The cooking style in Puglia is often referred to as Cucina Povera, literally cooking poor. It places more emphasis on traditional methods of cooking and living off the land that came about after the first world war. Something-from-nothing is an art of preparing a rich spread of dishes from only a few fresh ingredients.
Here was the menu:
Homemade focaccia barese with olives
Involtini di peperoni
(roasted pepper rolls)
(roasted oyster mushroom)
Frittata di asparagi
Whole fresh fior di latte mozzarella
Insalata di polpo e gamberi
(octopus salad with shrimps)
Pecorino e Capocollo with celery jam
Cavatelli colle cime di rapa
(handmade pasta with rapini and anchovie oil)
Pappardelle colle fave bianche
(fresh homemade pappardelle with white fava puree)
Braciola alla barese
(veal rolls in tomato sauce and white wine)
Spigola al sale
(baked European seabass under sea salt)
Insalata di rucola
Ricotta lemon cake
Roasted figs with almonds and lemon
The egg balls were a crowd favourite. Made primarily with egg and bread crumbs, they make a pretty good meatball replacement for vegetarians. I also really liked the fior de latte mozarella. It was very soft and moist, with a mild silky feel on the tongue, brought to life by the clean and fresh taste of basil oil.

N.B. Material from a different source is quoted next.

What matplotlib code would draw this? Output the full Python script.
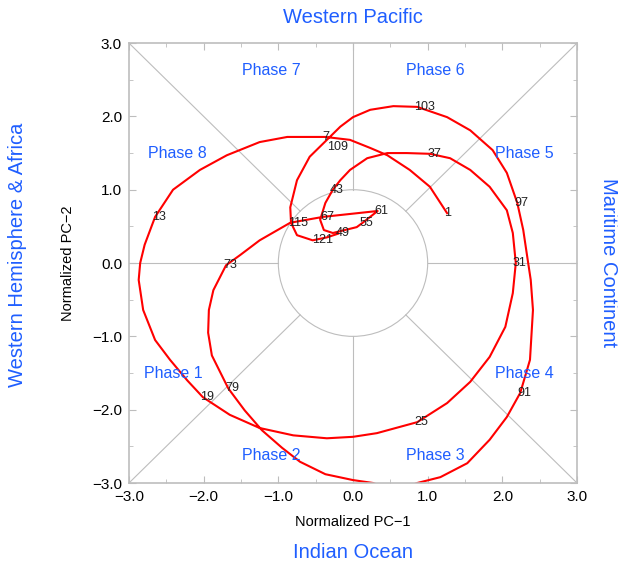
import numpy as np
import matplotlib.pyplot as plt
from matplotlib.ticker import MultipleLocator, FuncFormatter

plt.rcParams['font.family'] = ['Liberation Sans', 'DejaVu Sans']

# RMM index trajectory (PC-1, PC-2), one point every few days
pc1 = [1.26, 1.03, 0.76, 0.46, 0.23, -0.04, -0.37, -0.88, -1.25, -1.69, -2.05, -2.41,
       -2.65, -2.79, -2.85, -2.87, -2.81, -2.65, -2.45, -2.22, -2.01, -1.65, -1.25, -0.80,
       -0.35, 0.0, 0.32, 0.86, 1.26, 1.57, 1.83, 2.04, 2.14, 2.18, 2.14, 2.06, 1.83, 1.57,
       1.30, 1.03, 0.72, 0.46, 0.19, -0.04, -0.17, -0.27, -0.37, -0.44, -0.39, -0.27, 0.05,
       0.13, 0.33, -0.40, -0.84, -1.25, -1.51, -1.70, -1.87, -1.93, -1.94, -1.89, -1.67,
       -1.45, -1.22, -0.95, -0.71, -0.37, 0.0, 0.27, 0.55, 0.86, 1.17, 1.53, 1.83, 2.06,
       2.24, 2.37, 2.41, 2.38, 2.34, 2.28, 2.20, 2.06, 1.87, 1.57, 1.26, 0.86, 0.54, 0.23,
       0.0, -0.17, -0.35, -0.58, -0.75, -0.84, -0.83, -0.75, -0.54, -0.35, -0.20]
pc2 = [0.68, 1.04, 1.27, 1.47, 1.57, 1.68, 1.72, 1.72, 1.65, 1.47, 1.27, 1.00,
       0.63, 0.25, 0.0, -0.23, -0.64, -1.05, -1.32, -1.60, -1.83, -2.07, -2.25, -2.35,
       -2.39, -2.37, -2.32, -2.17, -1.91, -1.62, -1.28, -0.87, -0.41, 0.0, 0.41, 0.72, 1.04, 1.27,
       1.43, 1.49, 1.50, 1.50, 1.43, 1.27, 1.13, 1.00, 0.82, 0.59, 0.45, 0.41, 0.49,
       0.55, 0.71, 0.63, 0.55, 0.31, 0.11, -0.03, -0.37, -0.64, -0.95, -1.26, -1.71,
       -2.01, -2.28, -2.52, -2.71, -2.88, -2.96, -3.0, -3.12, -3.0, -2.92, -2.73, -2.41, -2.10,
       -1.77, -1.32, -0.64, -0.23, 0.04, 0.45, 0.82, 1.23, 1.54, 1.81, 1.99, 2.13, 2.14, 2.09,
       1.99, 1.86, 1.68, 1.45, 1.13, 0.76, 0.55, 0.38, 0.31, 0.35, 0.40]

# day labels and the index of the point they belong to
days = [1, 7, 13, 19, 25, 31, 37, 43, 49, 55, 61, 67, 73, 79, 85, 91, 97, 103, 109, 115, 121]
day_idx = [0, 6, 12, 20, 27, 33, 39, 45, 49, 51, 52, 53, 57, 62, 70, 76, 82, 87, 92, 96, 99]

phases = ['Phase 1', 'Phase 2', 'Phase 3', 'Phase 4', 'Phase 5', 'Phase 6', 'Phase 7', 'Phase 8']
phase_x = [-2.4, -1.1, 1.1, 2.3, 2.3, 1.1, -1.1, -2.35]
phase_y = [-1.5, -2.62, -2.62, -1.5, 1.5, 2.62, 2.62, 1.5]

blue = '#1f5eff'
grey = '#bdbdbd'

fig = plt.figure(figsize=(6.18, 5.64), dpi=100)
ax = fig.add_axes([0.2087, 0.1436, 0.725, 0.780])
ax.set_xlim(-3, 3)
ax.set_ylim(-3, 3)

# phase boundary lines outside the unit circle
r = 1 / np.sqrt(2)
ax.plot([0, 0], [1, 3], color=grey, lw=0.8)
ax.plot([0, 0], [-1, -3], color=grey, lw=0.8)
ax.plot([1, 3], [0, 0], color=grey, lw=0.8)
ax.plot([-1, -3], [0, 0], color=grey, lw=0.8)
for sx, sy in [(1, 1), (1, -1), (-1, 1), (-1, -1)]:
    ax.plot([sx * r, sx * 3], [sy * r, sy * 3], color=grey, lw=0.8)
ax.add_patch(plt.Circle((0, 0), 1, fill=False, color=grey, lw=0.8))

ax.plot(pc1, pc2, color='red', lw=1.5, clip_on=True)

for d, i in zip(days, day_idx):
    dx, dy = -2, 0
    if d == 109:
        dx, dy = 0, -5
    elif d == 49:
        dx, dy = 2, 0
    elif d == 121:
        dx, dy = -11, -2
    ax.annotate(str(d), (pc1[i], pc2[i]), xytext=(dx, dy), textcoords='offset points',
                ha='left', va='center', fontsize=9, color='#222222',
                annotation_clip=True)

for name, x, y in zip(phases, phase_x, phase_y):
    ax.text(x, y, name, color=blue, fontsize=11.5, ha='center', va='center')

fmt = FuncFormatter(lambda v, p: f'{v:.1f}'.replace('-', '\u2212'))
ax.xaxis.set_major_locator(MultipleLocator(1))
ax.yaxis.set_major_locator(MultipleLocator(1))
ax.xaxis.set_minor_locator(MultipleLocator(0.5))
ax.yaxis.set_minor_locator(MultipleLocator(0.5))
ax.xaxis.set_major_formatter(fmt)
ax.yaxis.set_major_formatter(fmt)
ax.tick_params(which='both', direction='in', top=True, right=True, color=grey,
               labelsize=11, pad=5)
ax.tick_params(which='major', length=5)
ax.tick_params(which='minor', length=3)
for s in ax.spines.values():
    s.set_color(grey)
    s.set_linewidth(1.2)

ax.set_xlabel('Normalized PC\u22121', fontsize=10.5, labelpad=8)
ax.set_ylabel('Normalized PC\u22122', fontsize=10.5, labelpad=12)

fig.text(0.571, 0.969, 'Western Pacific', color=blue, fontsize=14.5, ha='center', va='center')
fig.text(0.571, 0.021, 'Indian Ocean', color=blue, fontsize=14.5, ha='center', va='center')
fig.text(0.029, 0.548, 'Western Hemisphere & Africa', color=blue, fontsize=14.5,
         ha='center', va='center', rotation=90)
fig.text(0.984, 0.534, 'Maritime Continent', color=blue, fontsize=14.5,
         ha='center', va='center', rotation=270)

fig.savefig('out.png', dpi=100)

The bitterness of the rapini in one of the pasta dishes was excellently complemented by the salty full flavour of anchovie oil and bits or crunchy browned garlic. We also loved the pappardelle's milky taste and the lovely texture of its fava puree.
Baking the seabass under a bed of salt left it fabulously moist. With no seasoning but a mild vinaigrette, the unadulterated essence of the fish was deliciously preserved.
Dessert was also excellent. Ricotta makes for a milder and fluffier cheesecake, served with a candied fig, what more can I say?